Interesting view Frank, and one which I would not have attributed to you. As I understand it the PNG government has declared the Manus Island detention camp illegal, in fact the very concept of detaining refugees in PNG has been declared illegal. This has precipitated a number of claims for compensation before the courts in PNG. The argument here will be whether the refugees were/were being detained by PNG or Australia. In referring to the US deal it remains of interest to see what the refugee swap will consist of, e.g. how many South Americans of what refugee status will be waiting on the Docks. Will they be excited about coming to Australia; and will their mainly Catholic background and views make them more digestible, so to speak.

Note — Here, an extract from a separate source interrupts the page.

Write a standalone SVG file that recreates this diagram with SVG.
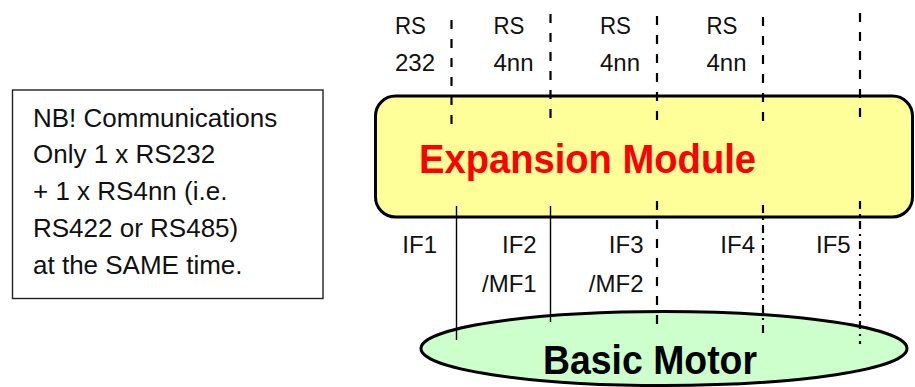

Phil Hayden | 18 November 2016


That there is a possibility that those detained on Manus and Nauru will be settled permanently in some civilised place is welcome news. But why should it be conditional upon Parliament enacting a law to exclude them from EVER being granted Australian citizenship or permanent residency? It makes no practical sense and is punishing people in advance for what was, at worst, a political crime. Applications for entry, residence, or citizenship are made on a case by case basis against rational criteria which is the way any application from a re-settled IMA in ten, twenty, thirty years time should be treated.

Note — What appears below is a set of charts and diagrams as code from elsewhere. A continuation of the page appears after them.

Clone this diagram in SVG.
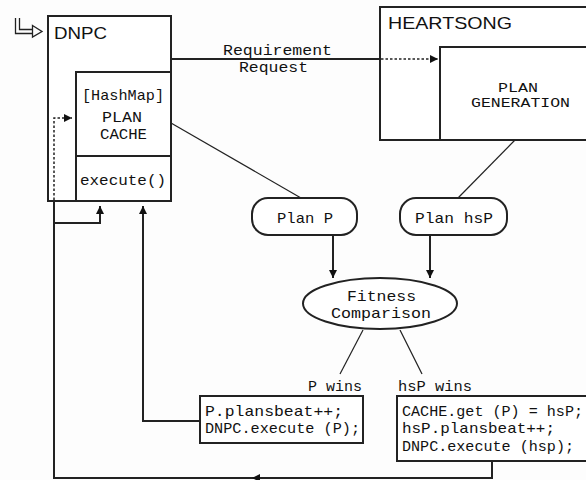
<svg xmlns="http://www.w3.org/2000/svg" width="586" height="480" viewBox="0 0 586 480">
<defs>
<style>
.box{fill:#fff;stroke:#222;stroke-width:2}
.ln{fill:none;stroke:#222;stroke-width:2}
.thin{fill:none;stroke:#222;stroke-width:1.2}
.dot{fill:none;stroke:#222;stroke-width:1.5;stroke-dasharray:2.5 2}
.mono{font-family:"Liberation Mono","DejaVu Sans Mono",monospace;font-size:15px;fill:#111}
.small{font-size:13px}
.sans{font-family:"Liberation Sans",Arial,sans-serif;font-size:17px;fill:#111}
</style>
<marker id="ah" markerUnits="userSpaceOnUse" markerWidth="9" markerHeight="9" refX="8" refY="4" orient="auto">
<path d="M0,0 L8,4 L0,8 z" fill="#111"/>
</marker>
</defs>
<rect width="586" height="480" fill="#fdfdfd"/>

<g id="logo" fill="none" stroke="#222" stroke-width="1.3">
<path d="M15.5,18 V33.5 H32"/>
<path d="M19.5,18 V29.5 H32"/>
<path d="M32.5,25.5 L42,31.5 L32.5,37 Z"/>
</g>

<g id="dnpc">
<rect class="box" x="48" y="16" width="123" height="185"/>
<text class="sans" x="54" y="39" textLength="53" lengthAdjust="spacingAndGlyphs">DNPC</text>
<rect class="box" x="76" y="72" width="95" height="129"/>
<line class="ln" x1="76" y1="156" x2="171" y2="156"/>
<text class="mono" x="82" y="100" textLength="82" lengthAdjust="spacingAndGlyphs">[HashMap]</text>
<text class="mono" x="102" y="122" textLength="40" lengthAdjust="spacingAndGlyphs">PLAN</text>
<text class="mono" x="100" y="139" textLength="47" lengthAdjust="spacingAndGlyphs">CACHE</text>
<text class="mono" x="80" y="185" textLength="86" lengthAdjust="spacingAndGlyphs">execute()</text>
</g>

<g id="heartsong">
<rect class="box" x="380" y="7" width="215" height="133"/>
<text class="sans" x="388" y="29" textLength="124" lengthAdjust="spacingAndGlyphs">HEARTSONG</text>
<rect class="box" x="440" y="47" width="155" height="93"/>
<text class="mono small" x="498" y="91.5" textLength="40" lengthAdjust="spacingAndGlyphs">PLAN</text>
<text class="mono small" x="471" y="106.5" textLength="99" lengthAdjust="spacingAndGlyphs">GENERATION</text>
</g>

<g id="plan-p">
<rect class="box" x="252" y="198" width="105" height="37" rx="16" stroke-width="1.5"/>
<text class="mono" x="277" y="223" textLength="56" lengthAdjust="spacingAndGlyphs">Plan P</text>
</g>

<g id="plan-hsp">
<rect class="box" x="400" y="198" width="107" height="37" rx="16" stroke-width="1.5"/>
<text class="mono" x="415" y="223" textLength="78" lengthAdjust="spacingAndGlyphs">Plan hsP</text>
</g>

<g id="fitness">
<ellipse class="box" cx="380" cy="303.5" rx="77" ry="25.5" stroke-width="1.5"/>
<text class="mono" x="347" y="301" textLength="69" lengthAdjust="spacingAndGlyphs">Fitness</text>
<text class="mono" x="331" y="318" textLength="100" lengthAdjust="spacingAndGlyphs">Comparison</text>
</g>

<g id="p-wins-action">
<rect class="box" x="200" y="396" width="163" height="47"/>
<text class="mono" x="205" y="416" textLength="138" lengthAdjust="spacingAndGlyphs">P.plansbeat++;</text>
<text class="mono" x="205" y="433" textLength="155" lengthAdjust="spacingAndGlyphs">DNPC.execute (P);</text>
</g>

<g id="hsp-wins-action">
<rect class="box" x="397" y="396" width="198" height="65"/>
<text class="mono" x="402" y="416" textLength="181" lengthAdjust="spacingAndGlyphs">CACHE.get (P) = hsP;</text>
<text class="mono" x="402" y="433" textLength="153" lengthAdjust="spacingAndGlyphs">hsP.plansbeat++;</text>
<text class="mono" x="402" y="451" textLength="172" lengthAdjust="spacingAndGlyphs">DNPC.execute (hsp);</text>
</g>

<g id="connectors">
<line class="ln" x1="171" y1="59" x2="380" y2="59"/>
<text class="mono" x="223" y="55" textLength="109" lengthAdjust="spacingAndGlyphs">Requirement</text>
<text class="mono" x="239" y="72" textLength="69" lengthAdjust="spacingAndGlyphs">Request</text>
<line class="dot" x1="381" y1="59" x2="438" y2="59" marker-end="url(#ah)"/>
<line class="thin" x1="171" y1="123" x2="301" y2="198"/>
<line class="thin" x1="515" y1="140" x2="458" y2="198"/>
<line class="ln" x1="333" y1="236" x2="333" y2="278" marker-end="url(#ah)"/>
<line class="ln" x1="430" y1="236" x2="430" y2="278" marker-end="url(#ah)"/>
<line class="thin" x1="363" y1="330" x2="340" y2="374"/>
<line class="thin" x1="400" y1="330" x2="422" y2="374"/>
<text class="mono" x="308" y="391" textLength="54" lengthAdjust="spacingAndGlyphs">P wins</text>
<text class="mono" x="398" y="391" textLength="74" lengthAdjust="spacingAndGlyphs">hsP wins</text>
<polyline class="ln" points="200,421 143,421 143,206" marker-end="url(#ah)"/>
<polyline class="ln" points="492,461 492,478 54,478 54,201"/>
<line class="ln" x1="253" y1="478" x2="252" y2="478" marker-end="url(#ah)"/>
<polyline class="ln" points="54,223 100,223 100,206" marker-end="url(#ah)"/>
<polyline class="dot" points="54,200 54,118 72,118" marker-end="url(#ah)"/>
</g>
</svg>
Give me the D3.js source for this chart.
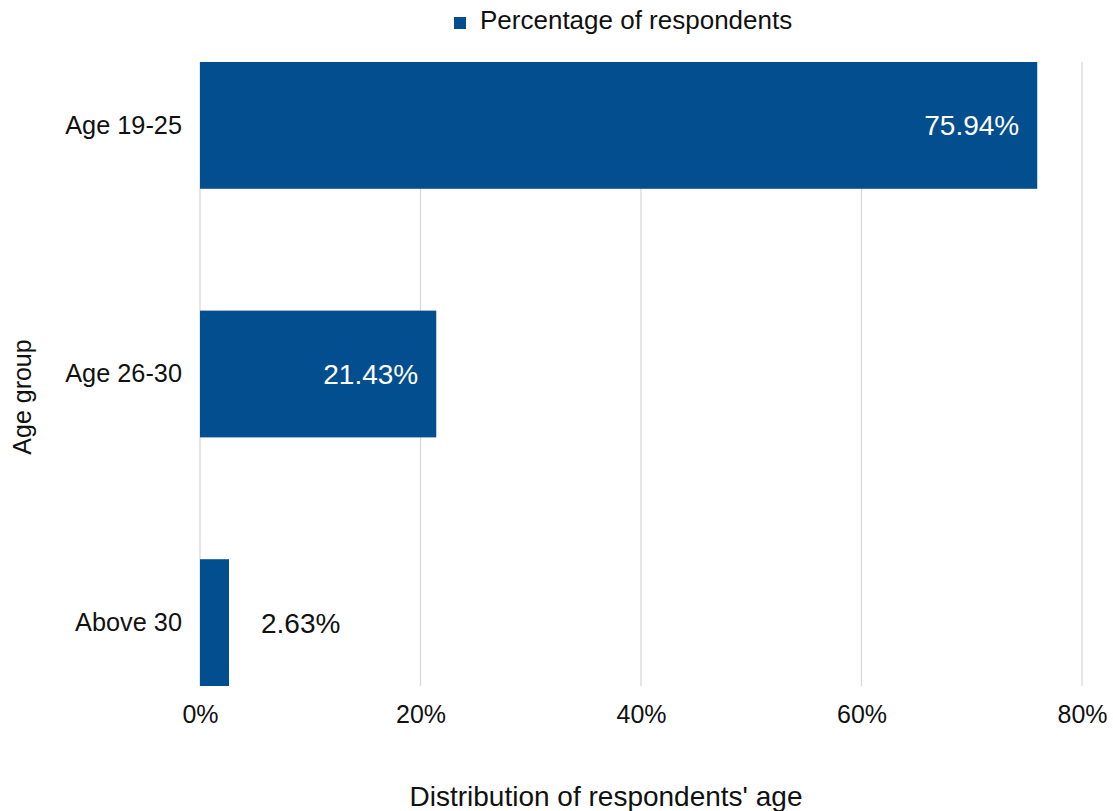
<!DOCTYPE html>
<html>
<head>
<meta charset="utf-8">
<script src="https://cdn.jsdelivr.net/npm/d3@7"></script>
<style>
  html, body { margin: 0; padding: 0; background: #fff; }
  svg text { font-family: "Liberation Sans", Arial, sans-serif; fill: #111; }
</style>
</head>
<body>
<svg id="chart" width="1113" height="811"></svg>
<script>
// Age distribution of survey respondents
const categories = ["Age 19-25", "Age 26-30", "Above 30"];
const values = [75.94, 21.43, 2.63];
const tickValues = [0, 20, 40, 60, 80];
const seriesName = "Percentage of respondents";
const xTitle = "Distribution of respondents' age";
const yTitle = "Age group";

const W = 1113, H = 811;
const margin = { top: 62, right: 31, bottom: 125, left: 200 };
const barColor = "#034E8F";
const gridColor = "#d9d9d9";

const svg = d3.select("#chart");
const innerW = W - margin.left - margin.right;
const innerH = H - margin.top - margin.bottom;

const x = d3.scaleLinear().domain([0, 80]).range([0, innerW]);
const y = d3.scaleBand().domain(categories).range([0, innerH])
  .paddingInner(0.49).paddingOuter(0);

const g = svg.append("g").attr("transform", `translate(${margin.left},${margin.top})`);

// vertical gridlines
g.append("g")
  .selectAll("line")
  .data(tickValues)
  .join("line")
  .attr("x1", d => x(d)).attr("x2", d => x(d))
  .attr("y1", 0).attr("y2", innerH)
  .attr("stroke", gridColor).attr("stroke-width", 1.3);

// bars
g.append("g")
  .selectAll("rect")
  .data(categories)
  .join("rect")
  .attr("x", x(0))
  .attr("y", d => y(d))
  .attr("width", (d, i) => x(values[i]) - x(0))
  .attr("height", y.bandwidth())
  .attr("fill", barColor);

// value labels: inside the bar end when wide enough, otherwise just past it
g.append("g")
  .selectAll("text")
  .data(categories)
  .join("text")
  .each(function (d, i) {
    const v = values[i];
    const inside = x(v) - x(0) > 120;
    d3.select(this)
      .attr("x", inside ? x(v) - 18 : x(v) + 32)
      .attr("y", y(d) + y.bandwidth() / 2)
      .attr("dy", "0.36em")
      .attr("text-anchor", inside ? "end" : "start")
      .style("fill", inside ? "#fff" : "#111")
      .style("font-size", "28px")
      .text(v.toFixed(2) + "%");
  });

// x axis tick labels
const xAxis = d3.axisBottom(x)
  .tickValues(tickValues)
  .tickSize(0)
  .tickPadding(0)
  .tickFormat(d => d + "%");
const xg = g.append("g").attr("transform", `translate(0,${innerH + 37})`).call(xAxis);
xg.select(".domain").remove();
xg.selectAll("text").attr("dy", 0).style("font-size", "25px").style("font-family", null).attr("fill", null);

// y axis category labels
const yAxis = d3.axisLeft(y).tickSize(0).tickPadding(18);
const yg = g.append("g").call(yAxis);
yg.select(".domain").remove();
yg.selectAll("text").attr("dy", "0.32em").style("font-size", "25.3px").style("font-family", null).attr("fill", null);

// axis titles
svg.append("text")
  .attr("x", 606)
  .attr("y", 806)
  .attr("text-anchor", "middle")
  .style("font-size", "28px")
  .text(xTitle);

svg.append("text")
  .attr("transform", `translate(31,397) rotate(-90)`)
  .attr("text-anchor", "middle")
  .style("font-size", "25px")
  .text(yTitle);

// legend
const legend = svg.append("g");
legend.append("rect")
  .attr("x", 454).attr("y", 17)
  .attr("width", 12).attr("height", 12)
  .attr("fill", barColor);
legend.append("text")
  .attr("x", 480).attr("y", 29)
  .style("font-size", "26px")
  .text(seriesName);
</script>
</body>
</html>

Ginger Meggs | 18 November 2016


Juliet, I must confess I don’t much care if one refugee steps foot on American soil. The real significance of the Turnbull announcement (as I argued in my piece) is that the Australian government now accepts three things on which they cannot go back: (1) these 1600 proven refugees are our responsibility until they are resettled properly (and that was never previously accepted - just think of the appalling things said by Amanda Vanstone during the election campaign when ‘discussing’ the matter with me on ABC Lateline at http://www.abc.net.au/lateline/content/2015/s4471219.htm); (2) Cambodia is no solution at all; and (3) their unending warehousing on Nauru and Manus Island has nothing to do with stopping boats because that can be done more cheaply and efficiently with the ‘ring of steel’. So if Mr Trump does not honour the deal, these refugees are still our responsibility, and with time running out for any other credible options, they will have to be resettled in Australia. The tragedy is that not even Labor in opposition can admit this, let alone advocate it. As ever in this debate, the kids on Nauru are well down the list of priorities of all major political parties. Both sides are as bad as each other. And that leaves us all condemned. It’s been done in our name now for more than three years. Let’s hope the US does not reject any proven refugee children on Nauru on the basis that we have ruined their mental health. The damages claims will take some time to reach the High Court, and then there’ll be unctuous hand wringing about why we weren’t told. It’s pathetic.
Frank Brennan SJ | 19 November 2016


Given the timing, it would be best that as many of these refugees be resettled promptly in the USA. But if Trump closes the door and if Turnbull fails to find other credible options, Turnbull and Shorten should have the decency to welcome them promptly to Australia, and they should put aside the political point scoring on the lives of children.